Knapp eineinhalb Jahre hat es gedauert, bis “Submarine” es nach seiner Premiere beim Toronto Film Festival regulär in die österreichischen Kinos geschafft hat. In seiner Heimat wird der britische Stand-Up-Comedian, Schauspieler (“The IT Crowd”) und Musikvideoregisseur Richard Ayoade dabei schon längst als neue Hoffnung des britischen Kinos gefeiert – so erfrischend und stilvoll siedelt er sein Debüt zwischen rührender Coming-of-age-Story und mit skurrilen Dialogen angereichertem Nerd-Fest an. Mit Oliver bringt er einen überheblichen, größenwahnsinnigen Anti-Helden mit Pilzkopf-Frisur und Dufflecoat auf die Leinwand, den man trotz oder gerade wegen seiner Fehler lieben lernt – peinliches Schmunzeln inklusive, wenn er die Regelmäßigkeit des elterlichen Beischlafs anhand des Schlafzimmerlichts überprüft oder sich wegen gebrochenen Herzens vom Unterricht entschuldigen lässt.
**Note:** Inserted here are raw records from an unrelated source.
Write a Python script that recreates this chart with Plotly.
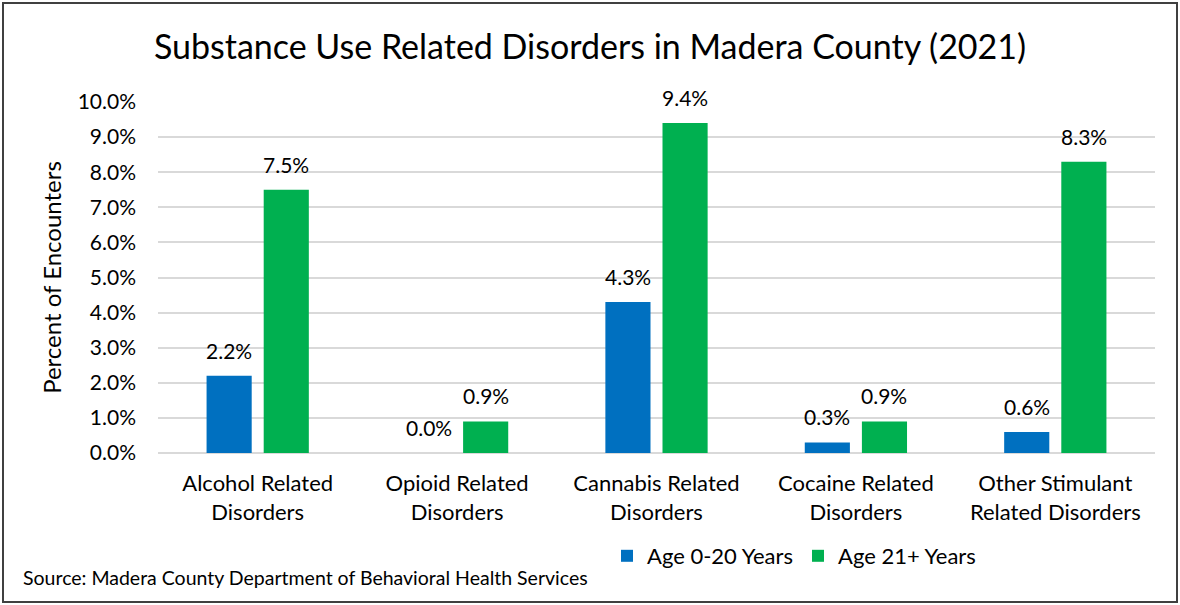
import plotly.graph_objects as go

categories = [
    "Alcohol Related<br>Disorders",
    "Opioid Related<br>Disorders",
    "Cannabis Related<br>Disorders",
    "Cocaine Related<br>Disorders",
    "Other Stimulant<br>Related Disorders",
]
age_0_20 = [0.022, 0.000, 0.043, 0.003, 0.006]
age_21_plus = [0.075, 0.009, 0.094, 0.009, 0.083]
y_ticks = [i / 100 for i in range(0, 11)]

FONT = "Lato, Calibri, Arial, sans-serif"
W, H = 1180, 605
ML, MR, MT, MB = 158, 25, 102, 152
PW, PH = W - ML - MR, H - MT - MB
BARGAP, GROUPGAP = 0.427, 0.21
# half of one bar slot, in pixels: offset of each series from the category centre
SLOT_HALF = PW / len(categories) * (1 - BARGAP) / 4


def px_x(x):
    return (x - ML) / PW


def px_y(y):
    return (H - MB - y) / PH


fig = go.Figure()
fig.add_trace(go.Bar(
    x=categories, y=age_0_20, name="Age 0-20 Years",
    marker=dict(color="#0070C0", line=dict(width=0)),
))
fig.add_trace(go.Bar(
    x=categories, y=age_21_plus, name="Age 21+ Years",
    marker=dict(color="#00B050", line=dict(width=0)),
))

# value labels above each bar
labels = []
for series, shift in ((age_0_20, -SLOT_HALF), (age_21_plus, SLOT_HALF)):
    for cat, val in zip(categories, series):
        labels.append(dict(
            x=cat, y=val, xref="x", yref="y",
            text=f"{val * 100:.1f}%", showarrow=False,
            xanchor="center", yanchor="bottom", xshift=shift, yshift=11,
            font=dict(size=21, family=FONT, color="#000000"),
        ))

labels.append(dict(
    text="Source: Madera County Department of Behavioral Health Services",
    xref="paper", yref="paper", x=px_x(21), y=px_y(577),
    xanchor="left", yanchor="middle", showarrow=False,
    font=dict(size=19.5, family=FONT, color="#000000"),
))

fig.update_layout(
    width=W, height=H,
    margin=dict(l=ML, r=MR, t=MT, b=MB),
    paper_bgcolor="white", plot_bgcolor="white",
    font=dict(family=FONT, color="#000000"),
    barmode="group", bargap=BARGAP, bargroupgap=GROUPGAP,
    title=dict(
        text="Substance Use Related Disorders in Madera County (2021)",
        font=dict(size=34, family=FONT, color="#000000"),
        x=px_x(590), xref="paper", xanchor="center", y=1 - 47 / H, yanchor="middle",
    ),
    yaxis=dict(
        range=[0, 0.1], tickvals=y_ticks, tickformat=".1%",
        showgrid=True, gridcolor="#D9D9D9", gridwidth=1.5,
        zeroline=True, zerolinecolor="#D9D9D9", zerolinewidth=1.5,
        showline=False, ticks="", ticklabelstandoff=21,
        tickfont=dict(size=21, family=FONT),
        title=dict(text="Percent of Encounters", font=dict(size=24, family=FONT), standoff=9),
    ),
    xaxis=dict(
        showline=False, ticks="", showgrid=False, ticklabelstandoff=15,
        tickfont=dict(size=22, family=FONT),
    ),
    showlegend=True,
    legend=dict(
        orientation="h", x=px_x(607), y=px_y(556), xanchor="left", yanchor="middle",
        font=dict(size=22, family=FONT), itemwidth=30,
        bgcolor="rgba(0,0,0,0)",
    ),
    annotations=labels,
    shapes=[dict(
        type="rect", xref="paper", yref="paper",
        x0=px_x(3), x1=px_x(1177), y0=px_y(602), y1=px_y(3),
        line=dict(color="#404040", width=2), fillcolor="rgba(0,0,0,0)",
        layer="below",
    )],
)

fig.write_html("out.html")
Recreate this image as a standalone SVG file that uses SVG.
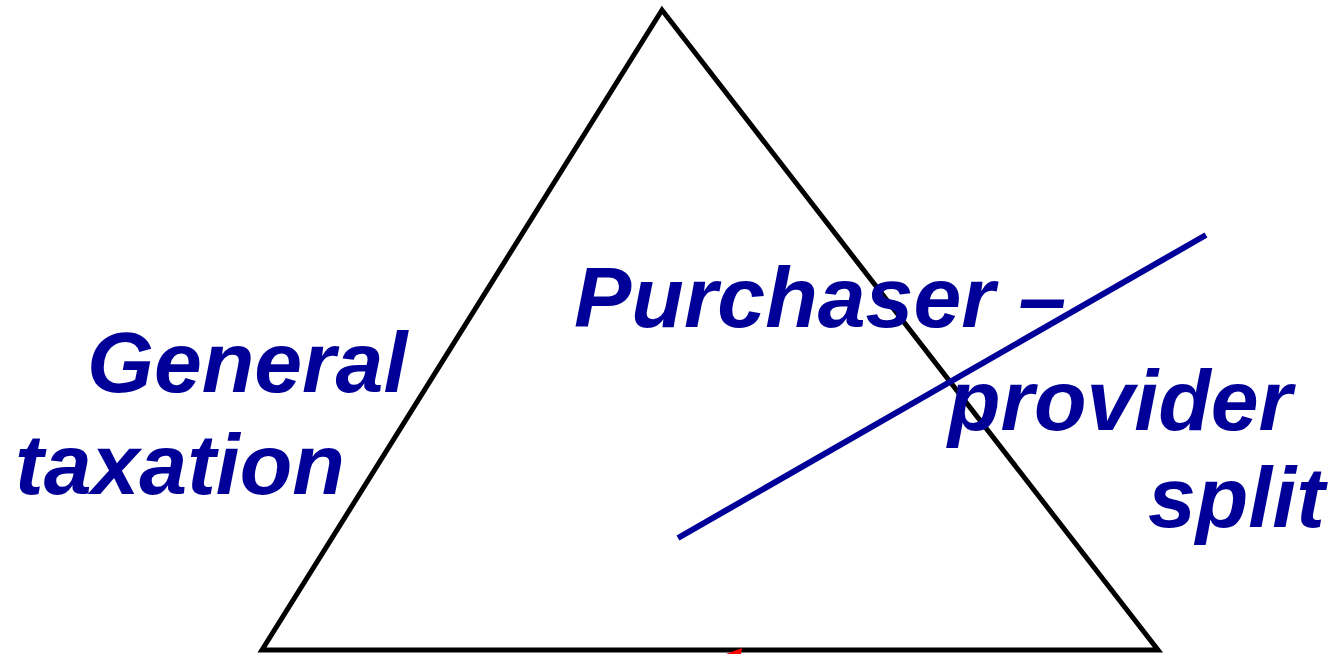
<svg xmlns="http://www.w3.org/2000/svg" width="1332" height="654" viewBox="0 0 1332 654">
<style>
.lbl{font-family:"Liberation Sans",Arial,sans-serif;font-weight:bold;font-style:italic;font-size:86px;fill:#000099}
</style>
<rect width="1332" height="654" fill="#ffffff"/>
<g id="triangle">
<polygon points="662,10 262,650 1158,650" fill="none" stroke="#000000" stroke-width="5" stroke-linejoin="miter"/>
</g>
<g id="general-taxation">
<text class="lbl" x="87" y="392">General</text>
<text class="lbl" x="15" y="494">taxation</text>
</g>
<g id="purchaser-provider">
<text class="lbl" x="574" y="327">Purchaser –</text>
<text class="lbl" x="948" y="430">provider</text>
<text class="lbl" x="1148" y="527">split</text>
</g>
<g id="connectors">
<line x1="678" y1="538" x2="1206" y2="235" stroke="#000099" stroke-width="6"/>
<polygon points="726,654 742,648 741,654" fill="#ff0000"/>
</g>
</svg>
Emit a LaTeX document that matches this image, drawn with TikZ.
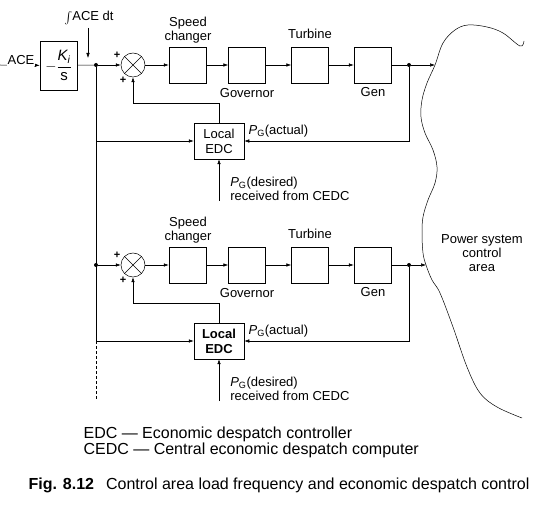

Rührung will dabei jedoch nicht aufkommen – auch wenn Oliver mehrere Minuten lang herzzerreißend in seinem ersten Liebeskummer zergeht. Zu überzeichnet präsentiert er uns sein Leben, als dass wahre Emotionen Platz haben. Das macht “Submarine” aber nicht weniger sehens- oder liebenswert. Basierend auf dem autobiografischen Debütroman des Walisen Joe Dunthorne (“Ich, Oliver Tate”, 2008) und unterlegt mit einem zauberhaften Indie-Soundtrack von Arctic-Monkeys-Frontmann Alex Turner entführt “Submarine” in eine typisch britische, schräge Teenie-Parallelwelt voller Ironie und schwarzem Humor. Wenn man dem Film etwas vorwerfen kann, dann seine geradezu perfektionierte Schläue und sein überbordendes Selbstbewusstsein – doch das ist anders als bei Oliver durchaus gerechtfertigt.